President Bush, Science Teacher

President Bush, having trashed our Federal budget, destroyed our credibility on international affairs, turned environmental protection over to the polluters, and given us the Ethics Lesson known as Karl Rove, now seeks to enlighten the teaching of science. When asked last week whether intelligent design should be taught, Bush said:

“I think that part of education is to expose people to different schools of thought. You’re asking me whether or not people ought to be exposed to different ideas, the answer is yes.”

Intelligent design is essentially an attempt by the Christian Right to provide an explanation for how we came to be, other than the “Poof-Bang!” explanation offered by Bishop Usher, who claimed in his 16th century work Annales veteris testamenti, a prima mundi origine deducti (“Annals of the Old Testament, deduced from the first origins of the world”), that the Earth and all life forms were created on the evening preceding October 23, 4004 BC. Why he didn’t just say October 22, 4004 BC is not recorded, but perhaps Creation was accomplished by time zone, and so therefore a relative time reference (“the evening before”) was better than giving an actual time, because then we would have Baptists and Anglicans and Eastern Orthodoxians arguing about whether it was Greenwich Mean Time or Moscow Standard Time or Central Daylight Time. (Would Central Daylight Time even have relevance when daylight had just been created?)

Anyway, the Christian Right now wishes to proclaim that no, maybe the Earth wasn’t created in 4004 BC, but that whenever it was created, the various lifeforms and physical processes we now see came about because God was pushing the buttons and turning the cranks and pouring the plastic into the Great Cosmic Creepy Crawler molds. Actually, they don’t want to proclaim this, they want it taught in science classes right alongside evolution and germ theory and gravitational attraction. But what is it, exactly, that they want taught? I mean, after you teach evolutionary processes as an explanation of how thigns got to where they are now, you could say “and some people believe that behind these processes, behind natural selection and survival of the fittest, there was an intelligent designer”. Because the real proponents of intelligent design don’t take it any further than that. They even allow for the possibility that aliens could have been that intelligence. William Dembski wrote in his book “The Design Inference” that God or an alien life force could be responsible. So, anyway – once the teacher has said that, what exactly is it that you would teach? And let’s not even think about the labs. How you would create an experimental environment for a God-creature is problematical at best.

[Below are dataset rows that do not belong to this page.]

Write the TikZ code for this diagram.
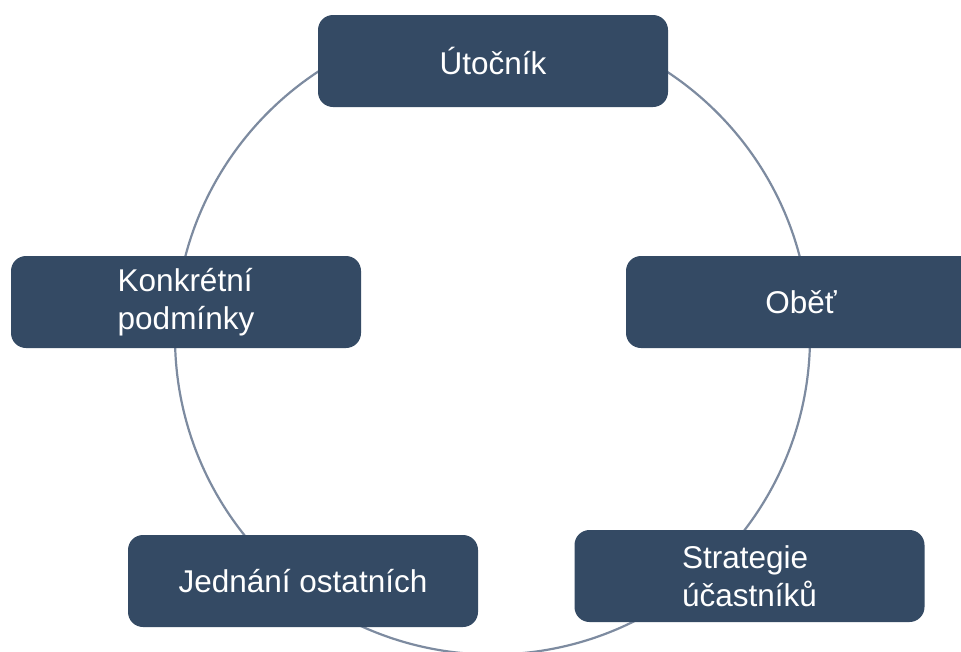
\documentclass[tikz,border=0pt]{standalone}
\usepackage{fontspec}
\setmainfont{Liberation Sans}
\definecolor{boxfill}{HTML}{344A64}
\definecolor{ringcol}{HTML}{7D8BA0}
\begin{document}
\begin{tikzpicture}[x=1pt,y=-1pt,
  stagebox/.style={fill=boxfill, draw=none, rounded corners=15pt,
    minimum width=350pt, minimum height=92pt, inner sep=0pt,
    text=white, align=center, font=\fontsize{31.5}{37.5}\selectfont}]
\useasboundingbox (0,0) rectangle (961,651);
\fill[white] (0,0) rectangle (961,651);
\draw[ringcol, line width=2.2pt] (492.5,337) circle (317.5);
\node[stagebox] (utocnik) at (493,61) {Útočník};
\node[stagebox, align=left] (podminky) at (186,302) {Konkrétní\\podmínky};
\node[stagebox] (obet) at (801,302) {Oběť};
\node[stagebox] (jednani) at (303,581) {Jednání ostatních};
\node[stagebox, align=left] (strategie) at (749.5,576) {Strategie\\účastníků};
\end{tikzpicture}
\end{document}
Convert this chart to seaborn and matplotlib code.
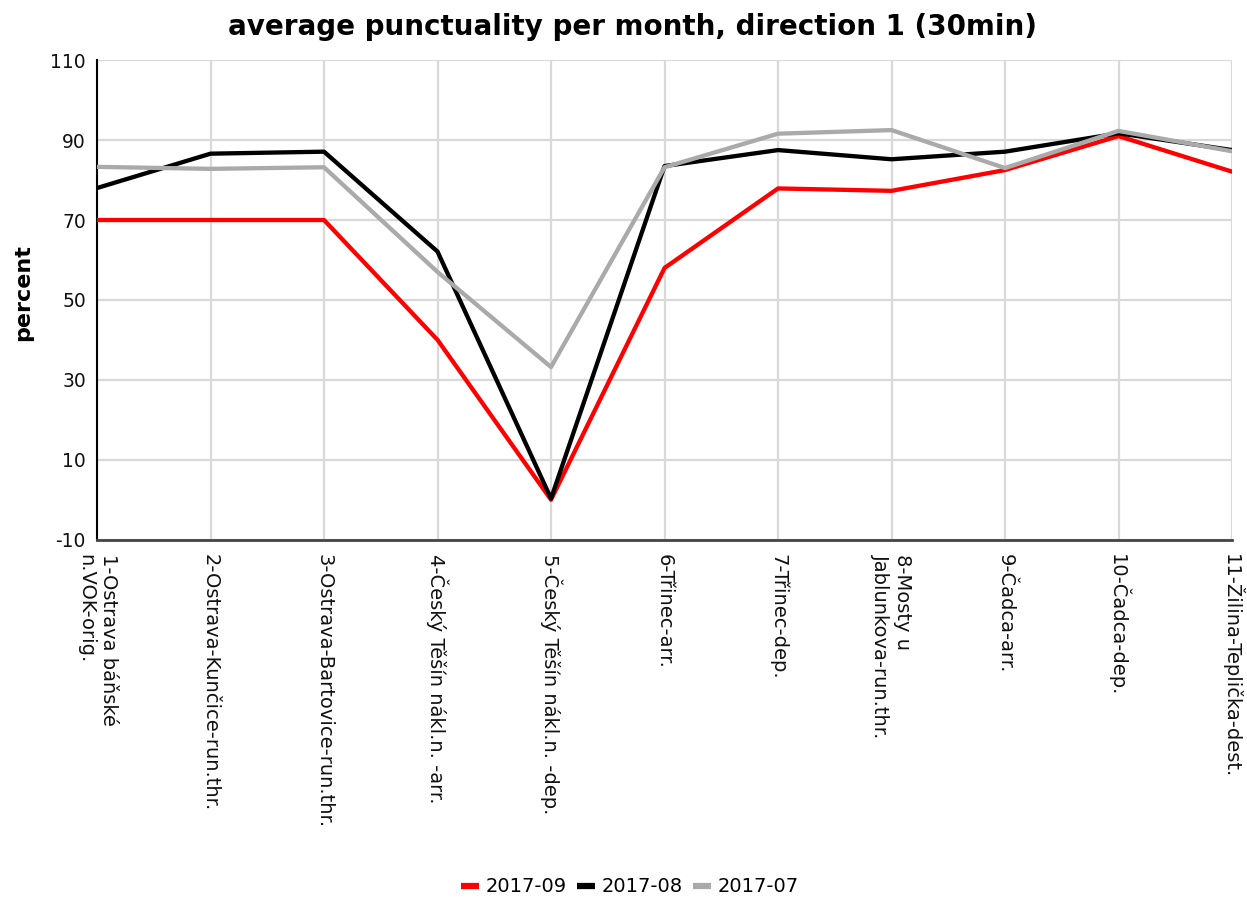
import matplotlib
matplotlib.use("Agg")
import matplotlib.pyplot as plt
import seaborn as sns
import pandas as pd

categories = [
    "1-Ostrava báňské\nn.VOK-orig.",
    "2-Ostrava-Kunčice-run.thr.",
    "3-Ostrava-Bartovice-run.thr.",
    "4-Český Těšín nákl.n. -arr.",
    "5-Český Těšín nákl.n. -dep.",
    "6-Třinec-arr.",
    "7-Třinec-dep.",
    "8-Mosty u\nJablunkova-run.thr.",
    "9-Čadca-arr.",
    "10-Čadca-dep.",
    "11-Žilina-Teplička-dest.",
]
series_names = ["2017-09", "2017-08", "2017-07"]
values_2017_09 = [70, 70, 70, 40, 0, 58, 77.9, 77.3, 82.5, 91, 82.1]
values_2017_08 = [78, 86.6, 87.1, 62.1, 0.3, 83.5, 87.5, 85.2, 87.1, 91.7, 87.5]
values_2017_07 = [83.3, 82.8, 83.2, 57, 33.2, 83.2, 91.6, 92.5, 83, 92.3, 87.2]
yticks = [-10, 10, 30, 50, 70, 90, 110]

colors = {"2017-09": "#ff0000", "2017-08": "#000000", "2017-07": "#aaaaaa"}

rows = []
for name, vals in zip(series_names, [values_2017_09, values_2017_08, values_2017_07]):
    for i, v in enumerate(vals):
        rows.append({"pos": i, "value": v, "series": name})
df = pd.DataFrame(rows)

sns.set_style("white")
plt.rcParams["font.family"] = ["DejaVu Sans"]
plt.rcParams["axes.unicode_minus"] = False
plt.rcParams["text.color"] = "#000000"
plt.rcParams["axes.labelcolor"] = "#000000"
plt.rcParams["xtick.color"] = "#111111"
plt.rcParams["ytick.color"] = "#111111"

fig = plt.figure(figsize=(12.47, 8.98), dpi=100)
ax = fig.add_axes([0.0778, 0.399, 0.9102, 0.534])

sns.lineplot(data=df, x="pos", y="value", hue="series", hue_order=series_names,
             palette=colors, linewidth=3.1, ax=ax, legend=True, zorder=3)

ax.set_xlim(0, len(categories) - 1)
ax.set_ylim(-10, 110)
ax.set_yticks(yticks)
ax.set_xticks(range(len(categories)))
ax.set_xticklabels(categories, rotation=270, ha="center", va="top",
                   multialignment="left", fontsize=14)
ax.tick_params(axis="y", labelsize=13.5, length=3, color="#d9d9d9", width=1.5, pad=5)
ax.tick_params(axis="x", length=0, pad=10)
ax.grid(True, color="#d9d9d9", linewidth=1.6, zorder=0)
ax.set_axisbelow(True)

for s in ["top", "right"]:
    ax.spines[s].set_visible(False)
ax.spines["left"].set_color("#000000")
ax.spines["left"].set_linewidth(1.5)
ax.spines["bottom"].set_color("#444444")
ax.spines["bottom"].set_linewidth(2)

ax.set_xlabel("")
ax.set_ylabel("percent", fontsize=16, fontweight="bold")
ax.yaxis.set_label_coords(-64 / 1135, 0.515)
fig.text(632 / 1247, 1 - 35 / 898, "average punctuality per month, direction 1 (30min)",
         fontsize=20, fontweight="bold", ha="center", va="baseline")

handles, labels = ax.get_legend_handles_labels()
leg = ax.legend(handles, labels, loc="center", bbox_to_anchor=(630 / 1247, 1 - 887 / 898),
                bbox_transform=fig.transFigure, ncol=3, frameon=False,
                fontsize=14, handlelength=0.9, handletextpad=0.35,
                columnspacing=0.55, borderpad=0.1)
for h in leg.get_lines():
    h.set_linewidth(4.5)
    h.set_solid_capstyle("butt")

fig.savefig("out.png", dpi=100, facecolor="white")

I’m not anti-religious. I’m a good, Southern, United Methodist boy. But I believe that among the things God created were reason, rationality, and science. Is Intelligent Design nothing more than a belief that God can be partly understood and approached through science? Is that too pantheistic? The problem is that ID has become a religious-social movement based on a way people wish things were. It avoids troubling questions; it avoids having to understand your faith in new ways. It makes things simple, almost as simple as believing that the Earth was created in 4004 BC. But believing that the Creation was 6,000 years ago requires ignoring things that science tells us are fact. Fossils dated back past that point must be explained away as either forgeries, mistakes, or deliberate attempts at deception by some cosmic force. The great sin of Intelligent Design is that it removes the requirement of investigation and understanding from the equation. Things are how they are because God or the gods or aliens made them to be that way, and if you accept that then there’s no reason to explore further. It isn’t understandable past that point.

Kung Fu Monkey has other thoughts on this topic.

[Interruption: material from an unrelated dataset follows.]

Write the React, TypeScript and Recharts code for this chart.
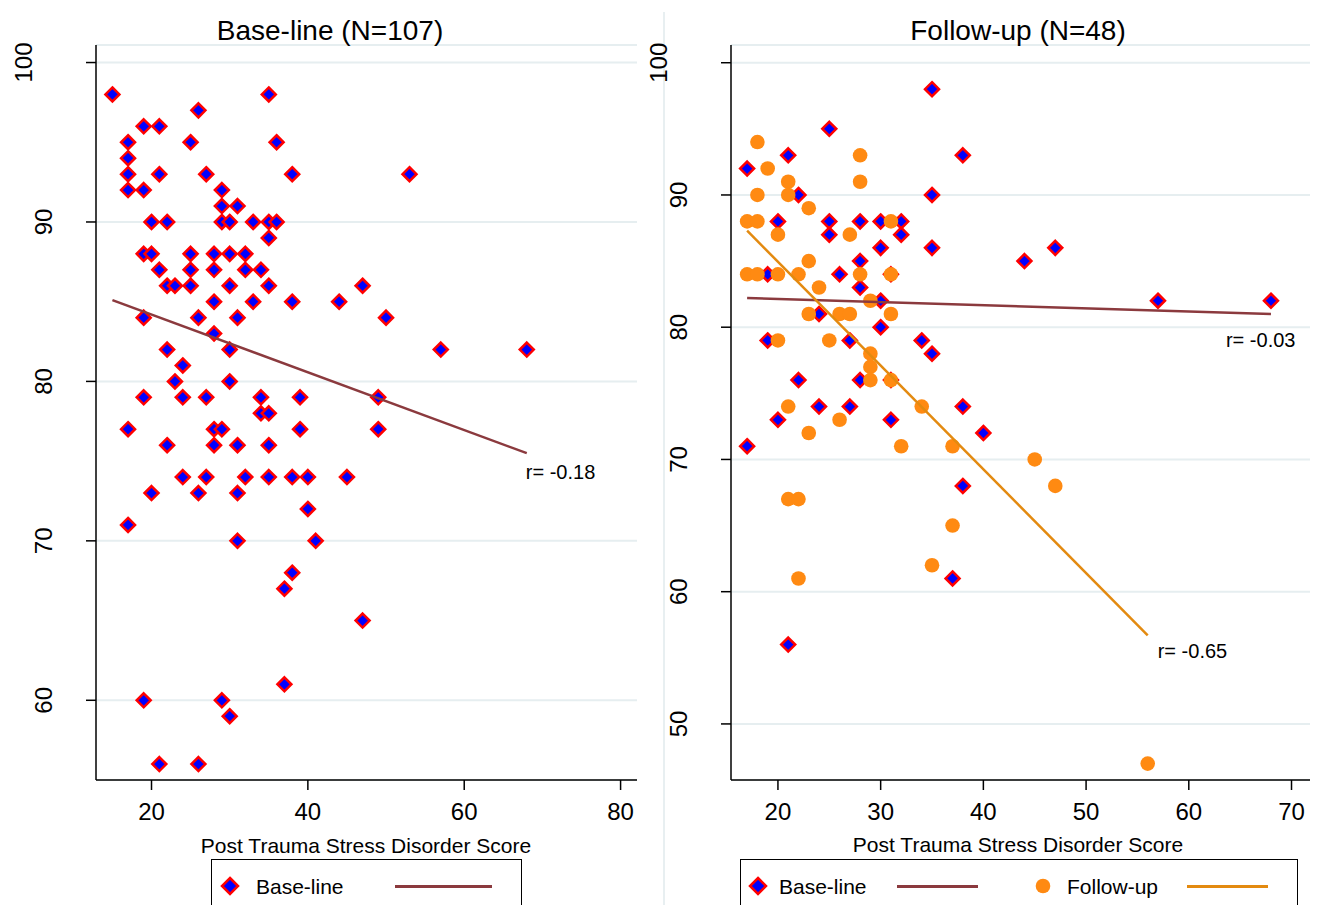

August 8, 2005 В· Harry В· 4 Comments
Posted in: Science

4 Responses

  1. scott - August 8, 2005

    “Is Intelligent Design nothing more than a belief that God can be partly understood and approached through science?”

    No, *science* is an extension of the belief that God can be partly understood and approached through reason applied to empirical data.

    At least, that’s how it got rolling…but anyway…

  2. Brian S - August 8, 2005

    If I’m not mistaken, science is a process for evaluating empirical knowledge ie. the scientific method, and the organized body of knowledge gained by this process.

    It doesn’t attempt to prove or disprove god, God or gods.

    It is a way to understand the world/universe around us.

  3. scott - August 9, 2005

    Perhaps I should have said “science began as” instead of “science is”. The point being, yesterday or today, your view of God is logically anterior to how you do science.

  4. Irate Savant - August 11, 2005

    As I noted but an hour ago upon my own humble blog, Intelligent Design is naught but affirmative action for the feebleminded.